Salah satu analis pasar senior di OANDA, Craig Erlam, menyatakan kalangan investor di pasar saham masih merasakan keraguan atas keberhasilan diskusi kenaikan batas utang itu. "Kami masih menunggu untuk melihat resolusi pagu utang, yang pasti akan datang, setelah pembicaraan yang lebih menjanjikan antara Presiden Biden dan Ketua DPR McCarthy," kata Erlam.
Meski begitu, investor juga memperhatikan beberapa indikasi yang menunjukkan bahwa ekonomi AS tetap tangguh. Data-data ekonomi itu jadi sentimen tersendiri meskipun ada kekhawatiran akan plafon utang meningkat.

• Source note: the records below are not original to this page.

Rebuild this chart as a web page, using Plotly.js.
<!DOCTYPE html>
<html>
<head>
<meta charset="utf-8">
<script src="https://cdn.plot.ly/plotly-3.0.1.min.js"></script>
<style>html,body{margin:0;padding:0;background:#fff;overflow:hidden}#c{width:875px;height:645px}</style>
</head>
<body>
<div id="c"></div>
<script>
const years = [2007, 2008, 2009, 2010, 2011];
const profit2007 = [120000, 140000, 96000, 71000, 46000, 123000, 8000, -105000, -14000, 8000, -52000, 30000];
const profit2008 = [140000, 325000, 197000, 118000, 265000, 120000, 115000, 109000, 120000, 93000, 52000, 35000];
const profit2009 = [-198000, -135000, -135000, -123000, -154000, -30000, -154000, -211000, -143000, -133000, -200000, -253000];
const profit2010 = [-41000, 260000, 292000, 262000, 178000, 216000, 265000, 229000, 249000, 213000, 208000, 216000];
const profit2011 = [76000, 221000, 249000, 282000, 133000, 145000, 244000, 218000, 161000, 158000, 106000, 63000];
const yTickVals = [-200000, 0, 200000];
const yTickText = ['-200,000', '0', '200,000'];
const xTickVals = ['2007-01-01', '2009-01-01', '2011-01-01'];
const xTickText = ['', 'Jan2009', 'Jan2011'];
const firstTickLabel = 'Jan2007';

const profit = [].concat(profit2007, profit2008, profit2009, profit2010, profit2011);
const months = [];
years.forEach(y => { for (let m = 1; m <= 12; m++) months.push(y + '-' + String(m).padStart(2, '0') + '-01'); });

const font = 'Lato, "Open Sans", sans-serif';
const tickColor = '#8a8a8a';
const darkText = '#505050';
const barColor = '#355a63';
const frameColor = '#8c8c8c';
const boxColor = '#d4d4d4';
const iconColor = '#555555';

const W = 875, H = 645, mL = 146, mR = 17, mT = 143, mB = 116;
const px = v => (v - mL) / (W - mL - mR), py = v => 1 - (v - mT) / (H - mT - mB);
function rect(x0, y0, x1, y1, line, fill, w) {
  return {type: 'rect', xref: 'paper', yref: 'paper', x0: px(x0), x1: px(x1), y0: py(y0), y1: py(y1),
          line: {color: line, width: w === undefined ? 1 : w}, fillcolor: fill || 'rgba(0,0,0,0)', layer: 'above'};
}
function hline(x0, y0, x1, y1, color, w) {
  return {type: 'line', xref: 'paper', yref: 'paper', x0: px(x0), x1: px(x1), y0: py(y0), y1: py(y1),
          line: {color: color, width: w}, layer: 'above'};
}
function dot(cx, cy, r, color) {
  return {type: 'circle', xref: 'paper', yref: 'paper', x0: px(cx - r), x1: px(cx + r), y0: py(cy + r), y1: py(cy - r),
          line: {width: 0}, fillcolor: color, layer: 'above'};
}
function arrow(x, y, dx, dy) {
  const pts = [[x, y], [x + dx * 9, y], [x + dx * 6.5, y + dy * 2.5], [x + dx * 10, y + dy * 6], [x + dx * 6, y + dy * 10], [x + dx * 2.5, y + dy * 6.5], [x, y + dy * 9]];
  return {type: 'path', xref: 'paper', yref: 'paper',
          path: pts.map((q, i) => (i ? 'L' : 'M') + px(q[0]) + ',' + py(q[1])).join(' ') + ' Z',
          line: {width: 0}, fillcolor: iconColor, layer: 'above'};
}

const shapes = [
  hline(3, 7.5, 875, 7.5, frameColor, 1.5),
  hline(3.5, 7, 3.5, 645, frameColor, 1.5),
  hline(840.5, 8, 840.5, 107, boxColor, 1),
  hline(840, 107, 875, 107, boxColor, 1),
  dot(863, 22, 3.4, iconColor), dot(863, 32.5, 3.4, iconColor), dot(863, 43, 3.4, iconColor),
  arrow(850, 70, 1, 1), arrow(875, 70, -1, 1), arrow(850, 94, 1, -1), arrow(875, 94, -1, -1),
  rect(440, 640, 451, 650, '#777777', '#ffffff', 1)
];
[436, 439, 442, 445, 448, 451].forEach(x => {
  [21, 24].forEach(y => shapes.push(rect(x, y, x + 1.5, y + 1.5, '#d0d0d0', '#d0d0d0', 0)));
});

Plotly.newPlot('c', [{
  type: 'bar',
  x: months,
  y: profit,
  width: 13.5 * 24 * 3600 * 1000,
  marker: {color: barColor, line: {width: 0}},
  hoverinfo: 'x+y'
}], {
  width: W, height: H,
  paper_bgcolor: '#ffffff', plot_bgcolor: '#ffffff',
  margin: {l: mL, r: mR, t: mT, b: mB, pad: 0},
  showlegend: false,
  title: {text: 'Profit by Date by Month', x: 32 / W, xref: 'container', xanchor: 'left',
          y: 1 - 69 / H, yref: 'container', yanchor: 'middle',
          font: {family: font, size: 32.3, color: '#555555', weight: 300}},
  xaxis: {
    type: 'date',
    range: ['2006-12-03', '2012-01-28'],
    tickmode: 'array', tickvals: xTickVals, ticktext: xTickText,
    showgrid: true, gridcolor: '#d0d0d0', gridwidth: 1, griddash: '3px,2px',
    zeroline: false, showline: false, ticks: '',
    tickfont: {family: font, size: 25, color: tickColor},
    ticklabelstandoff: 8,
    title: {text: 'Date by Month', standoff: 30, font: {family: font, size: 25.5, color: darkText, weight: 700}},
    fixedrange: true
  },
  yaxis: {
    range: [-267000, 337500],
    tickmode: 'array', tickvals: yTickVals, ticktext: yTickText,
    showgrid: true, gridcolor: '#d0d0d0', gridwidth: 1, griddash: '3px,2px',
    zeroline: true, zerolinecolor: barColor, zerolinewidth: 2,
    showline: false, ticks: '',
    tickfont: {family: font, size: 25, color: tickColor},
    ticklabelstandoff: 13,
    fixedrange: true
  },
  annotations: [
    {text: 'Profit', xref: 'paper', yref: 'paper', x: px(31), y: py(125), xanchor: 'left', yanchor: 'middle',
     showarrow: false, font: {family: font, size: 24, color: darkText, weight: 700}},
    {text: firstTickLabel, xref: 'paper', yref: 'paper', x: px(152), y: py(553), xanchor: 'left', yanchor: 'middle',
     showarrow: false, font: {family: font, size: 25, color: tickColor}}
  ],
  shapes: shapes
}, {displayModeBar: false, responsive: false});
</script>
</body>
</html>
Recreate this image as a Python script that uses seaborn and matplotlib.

Sejumlah data itu di antaranya adalah S&P Global yang melaporkan pada Selasa bahwa indeks manajer pembelian komposit flash AS sebesar 54,5 pada Mei atau naik dari 53,4 pada April. Artinya, indeks tembus level tertinggi 13 bulan untuk indeks.
Data lainnya terlihat dari indeks aktivitas bisnis jasa-jasa AS naik menjadi 55,1 pada Mei dari 53,6 pada April, juga mencapai level tertinggi dalam 13 bulan. Sedangkan indeks produksi manufaktur AS melemah menjadi 51,0 pada Mei dari 52,4 pada April, terendah dalam dua bulan, menurut S&P Global.
Soal ini, kepala ekonom bisnis di S&P Global Market Intelligence, Chris Williamson, menyebutkan ekspansi ekonomi telah mengumpulkan momentum lebih lanjut pada Mei. "Tetapi dikotomi yang meningkat terlihat jelas," katanya.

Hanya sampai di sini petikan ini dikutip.